start

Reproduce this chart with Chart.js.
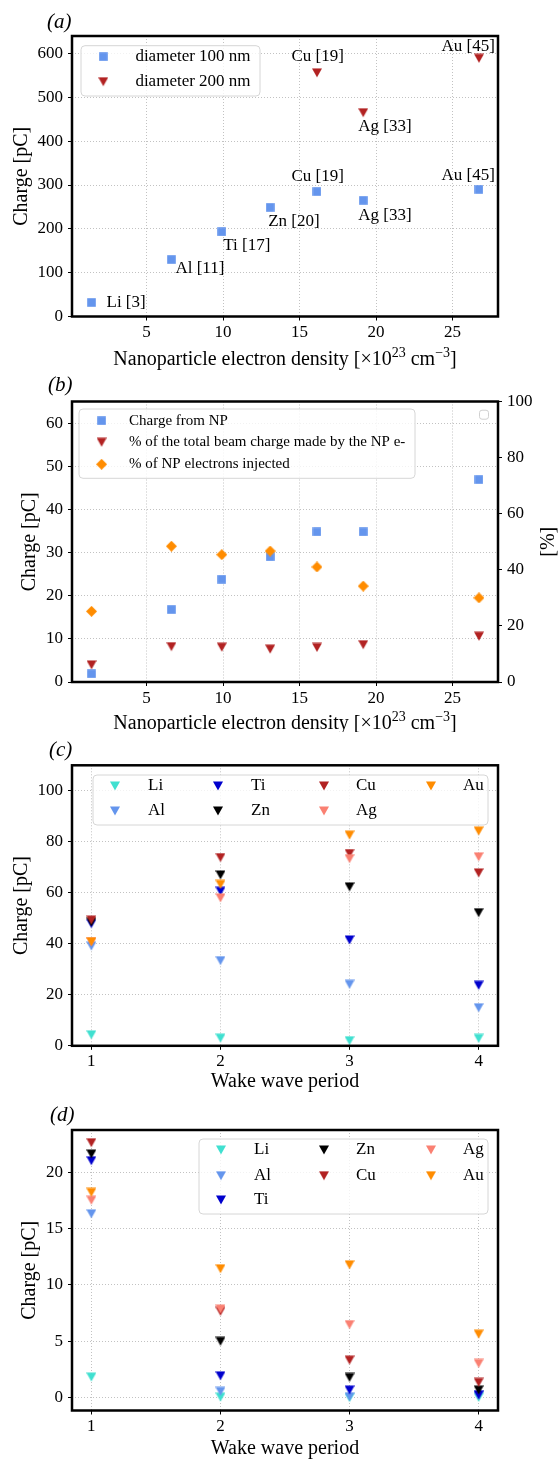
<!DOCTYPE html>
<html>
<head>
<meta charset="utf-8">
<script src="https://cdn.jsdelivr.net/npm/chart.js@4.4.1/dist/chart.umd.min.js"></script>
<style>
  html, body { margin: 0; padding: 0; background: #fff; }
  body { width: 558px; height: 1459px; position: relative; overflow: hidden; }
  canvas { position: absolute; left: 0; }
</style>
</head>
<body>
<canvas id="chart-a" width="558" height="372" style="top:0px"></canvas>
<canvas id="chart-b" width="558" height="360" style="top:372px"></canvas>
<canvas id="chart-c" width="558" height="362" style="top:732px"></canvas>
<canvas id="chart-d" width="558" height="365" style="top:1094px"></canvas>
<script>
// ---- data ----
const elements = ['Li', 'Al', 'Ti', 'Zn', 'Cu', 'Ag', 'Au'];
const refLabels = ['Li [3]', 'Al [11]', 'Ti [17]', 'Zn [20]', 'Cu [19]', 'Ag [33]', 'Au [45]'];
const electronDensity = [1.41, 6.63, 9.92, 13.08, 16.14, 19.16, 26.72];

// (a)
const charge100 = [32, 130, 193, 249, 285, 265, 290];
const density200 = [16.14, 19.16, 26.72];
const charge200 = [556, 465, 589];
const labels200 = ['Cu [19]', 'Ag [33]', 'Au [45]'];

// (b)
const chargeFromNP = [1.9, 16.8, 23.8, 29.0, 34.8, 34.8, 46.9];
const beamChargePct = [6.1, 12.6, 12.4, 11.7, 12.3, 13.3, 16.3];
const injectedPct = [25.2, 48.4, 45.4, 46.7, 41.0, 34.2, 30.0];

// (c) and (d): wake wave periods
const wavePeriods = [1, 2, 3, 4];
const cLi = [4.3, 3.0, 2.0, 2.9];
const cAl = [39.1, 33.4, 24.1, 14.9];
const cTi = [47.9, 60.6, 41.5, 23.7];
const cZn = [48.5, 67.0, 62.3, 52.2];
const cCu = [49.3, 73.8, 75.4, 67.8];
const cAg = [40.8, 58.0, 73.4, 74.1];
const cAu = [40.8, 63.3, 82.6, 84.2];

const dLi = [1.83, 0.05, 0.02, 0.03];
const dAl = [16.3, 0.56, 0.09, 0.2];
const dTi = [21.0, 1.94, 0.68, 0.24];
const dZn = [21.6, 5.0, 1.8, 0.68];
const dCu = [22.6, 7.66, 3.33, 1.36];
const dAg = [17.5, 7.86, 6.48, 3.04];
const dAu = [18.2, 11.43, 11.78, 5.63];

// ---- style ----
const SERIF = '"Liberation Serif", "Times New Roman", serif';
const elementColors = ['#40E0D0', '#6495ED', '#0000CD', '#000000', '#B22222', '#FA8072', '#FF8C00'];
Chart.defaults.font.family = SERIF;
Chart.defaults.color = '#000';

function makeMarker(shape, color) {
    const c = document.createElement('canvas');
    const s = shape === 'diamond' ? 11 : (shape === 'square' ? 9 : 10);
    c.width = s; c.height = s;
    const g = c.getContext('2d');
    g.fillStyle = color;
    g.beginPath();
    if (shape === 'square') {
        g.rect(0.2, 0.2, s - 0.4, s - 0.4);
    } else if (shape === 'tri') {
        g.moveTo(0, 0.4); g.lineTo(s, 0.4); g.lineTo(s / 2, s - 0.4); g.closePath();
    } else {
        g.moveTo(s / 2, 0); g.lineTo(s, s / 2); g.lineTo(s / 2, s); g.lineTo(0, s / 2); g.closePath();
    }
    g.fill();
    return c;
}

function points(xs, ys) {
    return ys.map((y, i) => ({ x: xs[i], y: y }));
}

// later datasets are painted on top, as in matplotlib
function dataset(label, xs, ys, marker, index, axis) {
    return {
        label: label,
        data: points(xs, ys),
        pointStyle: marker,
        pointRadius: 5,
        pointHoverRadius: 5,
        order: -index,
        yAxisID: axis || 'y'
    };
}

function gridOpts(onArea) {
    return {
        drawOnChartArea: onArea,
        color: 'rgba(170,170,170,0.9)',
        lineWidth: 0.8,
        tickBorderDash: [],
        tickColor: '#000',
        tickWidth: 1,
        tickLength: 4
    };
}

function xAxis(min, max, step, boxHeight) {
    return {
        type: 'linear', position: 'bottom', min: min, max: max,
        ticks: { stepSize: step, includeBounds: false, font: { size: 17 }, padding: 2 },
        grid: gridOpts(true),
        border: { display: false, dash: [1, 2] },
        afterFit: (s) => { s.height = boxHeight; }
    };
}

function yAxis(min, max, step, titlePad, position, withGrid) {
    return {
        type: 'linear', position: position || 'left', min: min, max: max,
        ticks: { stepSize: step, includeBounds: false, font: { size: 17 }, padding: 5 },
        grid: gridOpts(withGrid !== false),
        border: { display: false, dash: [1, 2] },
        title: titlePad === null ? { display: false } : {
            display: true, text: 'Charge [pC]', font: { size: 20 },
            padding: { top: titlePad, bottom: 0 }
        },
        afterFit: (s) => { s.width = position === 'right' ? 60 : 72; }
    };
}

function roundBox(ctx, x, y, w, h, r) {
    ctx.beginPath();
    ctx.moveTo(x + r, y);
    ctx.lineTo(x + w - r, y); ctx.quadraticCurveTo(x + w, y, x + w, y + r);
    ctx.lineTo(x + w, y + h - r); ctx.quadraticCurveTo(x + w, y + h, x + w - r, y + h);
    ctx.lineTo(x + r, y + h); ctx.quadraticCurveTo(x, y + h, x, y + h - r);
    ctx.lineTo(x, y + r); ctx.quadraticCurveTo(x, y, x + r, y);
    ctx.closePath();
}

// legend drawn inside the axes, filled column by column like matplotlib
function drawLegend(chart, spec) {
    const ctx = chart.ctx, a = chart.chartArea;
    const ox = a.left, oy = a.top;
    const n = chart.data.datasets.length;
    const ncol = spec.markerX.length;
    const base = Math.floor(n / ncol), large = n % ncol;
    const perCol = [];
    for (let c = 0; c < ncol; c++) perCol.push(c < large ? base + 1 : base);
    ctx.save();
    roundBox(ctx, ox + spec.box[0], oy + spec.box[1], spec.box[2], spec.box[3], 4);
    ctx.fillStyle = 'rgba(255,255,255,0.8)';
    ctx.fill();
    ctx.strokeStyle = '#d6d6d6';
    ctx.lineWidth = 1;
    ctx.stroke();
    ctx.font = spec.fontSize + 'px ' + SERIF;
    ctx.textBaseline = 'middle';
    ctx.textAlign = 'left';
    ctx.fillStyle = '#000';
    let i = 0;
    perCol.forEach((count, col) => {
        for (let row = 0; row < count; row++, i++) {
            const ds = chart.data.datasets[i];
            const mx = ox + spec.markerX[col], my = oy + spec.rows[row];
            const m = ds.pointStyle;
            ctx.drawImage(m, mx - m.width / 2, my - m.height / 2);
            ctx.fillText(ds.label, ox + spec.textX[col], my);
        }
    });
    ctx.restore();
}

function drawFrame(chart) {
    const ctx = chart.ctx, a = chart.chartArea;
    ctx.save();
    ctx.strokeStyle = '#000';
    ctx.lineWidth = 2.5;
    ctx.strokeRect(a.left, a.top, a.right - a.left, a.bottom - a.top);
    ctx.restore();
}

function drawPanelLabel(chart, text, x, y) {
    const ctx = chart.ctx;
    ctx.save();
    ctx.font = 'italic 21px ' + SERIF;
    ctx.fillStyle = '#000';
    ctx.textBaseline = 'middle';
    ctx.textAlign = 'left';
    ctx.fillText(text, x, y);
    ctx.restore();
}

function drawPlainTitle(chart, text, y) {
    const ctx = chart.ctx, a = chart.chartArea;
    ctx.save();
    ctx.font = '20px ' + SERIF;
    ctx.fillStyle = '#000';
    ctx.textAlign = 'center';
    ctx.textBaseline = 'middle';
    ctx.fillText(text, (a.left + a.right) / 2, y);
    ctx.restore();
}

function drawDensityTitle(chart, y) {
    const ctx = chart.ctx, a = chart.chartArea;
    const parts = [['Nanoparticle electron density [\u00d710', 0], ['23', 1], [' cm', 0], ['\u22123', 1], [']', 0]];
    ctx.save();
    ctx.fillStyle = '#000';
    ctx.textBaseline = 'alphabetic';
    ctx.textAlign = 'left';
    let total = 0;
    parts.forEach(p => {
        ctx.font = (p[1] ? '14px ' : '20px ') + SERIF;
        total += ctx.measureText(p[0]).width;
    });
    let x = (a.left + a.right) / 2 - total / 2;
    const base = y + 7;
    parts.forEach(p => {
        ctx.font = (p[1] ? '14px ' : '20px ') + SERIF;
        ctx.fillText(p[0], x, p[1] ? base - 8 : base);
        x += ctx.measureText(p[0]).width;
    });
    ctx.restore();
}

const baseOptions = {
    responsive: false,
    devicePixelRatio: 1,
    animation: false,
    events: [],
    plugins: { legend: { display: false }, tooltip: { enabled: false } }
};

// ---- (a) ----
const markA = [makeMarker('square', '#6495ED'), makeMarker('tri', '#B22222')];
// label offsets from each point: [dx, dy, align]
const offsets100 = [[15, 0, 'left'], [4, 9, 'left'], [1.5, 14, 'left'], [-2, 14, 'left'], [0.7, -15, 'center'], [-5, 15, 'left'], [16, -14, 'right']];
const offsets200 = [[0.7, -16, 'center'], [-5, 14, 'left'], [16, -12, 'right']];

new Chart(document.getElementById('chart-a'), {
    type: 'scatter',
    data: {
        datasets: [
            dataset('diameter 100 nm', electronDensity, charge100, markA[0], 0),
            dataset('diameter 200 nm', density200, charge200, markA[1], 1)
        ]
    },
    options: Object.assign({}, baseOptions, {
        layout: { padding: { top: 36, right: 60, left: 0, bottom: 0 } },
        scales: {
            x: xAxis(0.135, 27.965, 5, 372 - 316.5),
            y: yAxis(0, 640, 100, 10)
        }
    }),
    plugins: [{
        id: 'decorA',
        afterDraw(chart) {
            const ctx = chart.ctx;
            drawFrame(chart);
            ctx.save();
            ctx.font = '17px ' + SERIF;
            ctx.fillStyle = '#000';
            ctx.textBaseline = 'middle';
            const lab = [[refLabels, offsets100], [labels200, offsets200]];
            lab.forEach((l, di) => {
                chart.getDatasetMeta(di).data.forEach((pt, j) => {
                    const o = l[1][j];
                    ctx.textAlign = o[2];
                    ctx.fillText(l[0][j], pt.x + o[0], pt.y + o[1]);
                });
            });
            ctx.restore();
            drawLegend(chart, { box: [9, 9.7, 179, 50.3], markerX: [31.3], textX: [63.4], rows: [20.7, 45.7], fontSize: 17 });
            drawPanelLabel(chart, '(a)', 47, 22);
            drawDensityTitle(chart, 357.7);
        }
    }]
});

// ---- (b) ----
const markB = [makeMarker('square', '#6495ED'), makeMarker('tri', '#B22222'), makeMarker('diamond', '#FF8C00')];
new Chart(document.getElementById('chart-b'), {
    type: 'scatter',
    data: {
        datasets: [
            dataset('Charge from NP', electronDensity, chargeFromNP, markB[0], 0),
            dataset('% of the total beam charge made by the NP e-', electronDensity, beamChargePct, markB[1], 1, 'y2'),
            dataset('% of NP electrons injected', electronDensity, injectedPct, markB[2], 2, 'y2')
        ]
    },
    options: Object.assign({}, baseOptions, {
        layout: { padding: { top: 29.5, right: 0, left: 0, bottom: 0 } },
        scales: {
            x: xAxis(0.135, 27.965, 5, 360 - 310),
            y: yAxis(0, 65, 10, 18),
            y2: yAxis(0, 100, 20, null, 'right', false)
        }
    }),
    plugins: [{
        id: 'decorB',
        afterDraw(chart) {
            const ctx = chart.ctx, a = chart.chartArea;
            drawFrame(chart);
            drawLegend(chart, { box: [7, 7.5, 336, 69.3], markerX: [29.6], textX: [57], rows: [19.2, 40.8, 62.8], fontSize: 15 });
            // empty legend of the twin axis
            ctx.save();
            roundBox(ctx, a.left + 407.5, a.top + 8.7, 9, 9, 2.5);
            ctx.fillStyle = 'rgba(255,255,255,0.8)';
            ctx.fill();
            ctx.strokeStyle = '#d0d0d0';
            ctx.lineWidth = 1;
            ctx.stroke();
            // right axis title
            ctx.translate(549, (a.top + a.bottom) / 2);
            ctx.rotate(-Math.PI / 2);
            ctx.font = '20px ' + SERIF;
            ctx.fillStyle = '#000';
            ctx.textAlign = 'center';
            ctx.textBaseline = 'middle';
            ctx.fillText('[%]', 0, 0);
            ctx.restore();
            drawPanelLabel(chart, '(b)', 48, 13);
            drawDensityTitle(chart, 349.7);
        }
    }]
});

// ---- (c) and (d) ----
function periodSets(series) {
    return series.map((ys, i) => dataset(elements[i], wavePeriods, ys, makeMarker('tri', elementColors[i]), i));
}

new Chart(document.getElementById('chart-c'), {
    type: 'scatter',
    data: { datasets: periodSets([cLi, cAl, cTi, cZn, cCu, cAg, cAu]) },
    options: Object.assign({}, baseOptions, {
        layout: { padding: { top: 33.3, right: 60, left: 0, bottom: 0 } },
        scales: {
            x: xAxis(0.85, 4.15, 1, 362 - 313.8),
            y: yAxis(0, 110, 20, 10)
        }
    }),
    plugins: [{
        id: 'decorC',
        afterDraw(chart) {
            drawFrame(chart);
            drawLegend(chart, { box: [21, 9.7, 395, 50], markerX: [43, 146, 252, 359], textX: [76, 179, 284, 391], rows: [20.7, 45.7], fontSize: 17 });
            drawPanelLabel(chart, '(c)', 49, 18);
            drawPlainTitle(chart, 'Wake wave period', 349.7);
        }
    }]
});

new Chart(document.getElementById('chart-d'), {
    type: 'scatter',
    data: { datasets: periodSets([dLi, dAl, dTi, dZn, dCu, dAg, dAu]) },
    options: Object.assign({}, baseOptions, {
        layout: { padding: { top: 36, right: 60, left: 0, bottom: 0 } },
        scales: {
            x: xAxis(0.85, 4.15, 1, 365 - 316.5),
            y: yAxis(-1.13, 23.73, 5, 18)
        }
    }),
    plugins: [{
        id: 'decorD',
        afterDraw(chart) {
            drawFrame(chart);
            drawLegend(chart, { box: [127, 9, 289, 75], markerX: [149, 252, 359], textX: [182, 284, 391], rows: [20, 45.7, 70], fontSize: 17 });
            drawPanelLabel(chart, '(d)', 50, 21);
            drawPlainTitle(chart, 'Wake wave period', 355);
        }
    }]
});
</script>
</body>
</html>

end

Look at the listing and set down only the lines from its start through the line with "13.08, 16.14, 19.16, 26.72];", word for word and without pictures.

Reproduce this chart with Chart.js.
<!DOCTYPE html>
<html>
<head>
<meta charset="utf-8">
<script src="https://cdn.jsdelivr.net/npm/chart.js@4.4.1/dist/chart.umd.min.js"></script>
<style>
  html, body { margin: 0; padding: 0; background: #fff; }
  body { width: 558px; height: 1459px; position: relative; overflow: hidden; }
  canvas { position: absolute; left: 0; }
</style>
</head>
<body>
<canvas id="chart-a" width="558" height="372" style="top:0px"></canvas>
<canvas id="chart-b" width="558" height="360" style="top:372px"></canvas>
<canvas id="chart-c" width="558" height="362" style="top:732px"></canvas>
<canvas id="chart-d" width="558" height="365" style="top:1094px"></canvas>
<script>
// ---- data ----
const elements = ['Li', 'Al', 'Ti', 'Zn', 'Cu', 'Ag', 'Au'];
const refLabels = ['Li [3]', 'Al [11]', 'Ti [17]', 'Zn [20]', 'Cu [19]', 'Ag [33]', 'Au [45]'];
const electronDensity = [1.41, 6.63, 9.92, 13.08, 16.14, 19.16, 26.72];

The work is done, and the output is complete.